Green Mountain pulls out of California

Green Mountain Energy Co., an Austin, Texas-based electricity provider, has scaled back its California operation, returning most of its customers here back to their previous electric utilities.

The company dropped 50,000 customers throughout California, including in Orange County, because of concerns over regulatory uncertainty in the state’s power sector, according to spokesman Rick Counihan.

“We’re very disappointed in the state’s response to the power crisis,” he said. “We and our customers became collateral damage in the financial meltdown that’s going on in the sector here.”

A bill passed by the Legislature and signed by Gov. Gray Davis this month prohibits Green Mountain and other alternative providers from signing up new customers, according to Counihan.

Also, when the Pasadena-based California Power Exchange Corp. closed its doors last month, companies like Green Mountain were left with no base against which to index the price of power to residential customers.

“Imagine a situation where you’re basing your salary on the consumer price index and the consumer price index is suddenly no longer published by the federal government,” he said.

The company still retains about 8,000 fixed-rate plan customers in South Orange County and San Diego who will pay a guaranteed rate of 8.5 cents per kilowatt hour until the end of the year.

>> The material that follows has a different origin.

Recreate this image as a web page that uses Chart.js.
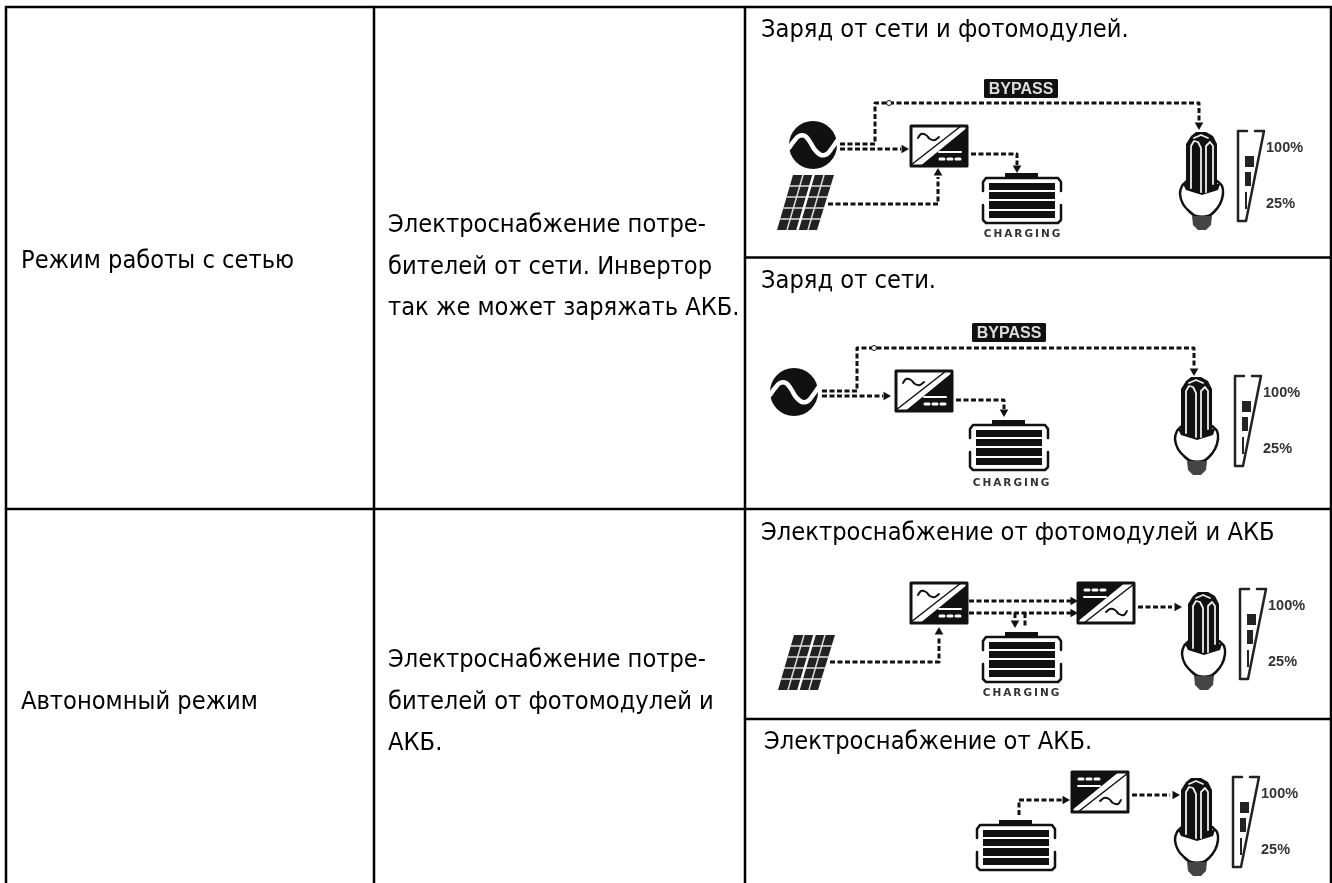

“We would like to offer them continued service beyond 2001, but it’s too soon to tell whether the state will allow us to do that,” Counihan said.

Green Mountain started signing Pacific Gas & Electric, Southern California Edison and San Diego Gas & Electric customers in 1998 following partial deregulation of the state’s electricity sector.

Municipal utilities like the Los Angeles Department of Water and Power and Anaheim’s Public Utilities Department do not allow their customers to sign on with other providers.

Green Mountain plans to maintain its California administrative office in San Francisco for the time being, Counihan said. The company buys all its power wholesale from what it terms “green” sources of electricity, wind, solar, natural gas, hydroelectric and landfill gases.

Green Mountain supplies electricity to deregulated market customers in Pennsylvania, New Jersey and Connecticut.

BP Amoco PLC owns a 19% stake in the company. Green Mountain also is partly owned by Amsterdam-based Nuon International, the Netherlands’ largest utility company.

Green Mountain Energy Co. has about 100 employees nationally, including 70 in Austin and 10 in California. The company recorded $2 million in 1999 sales.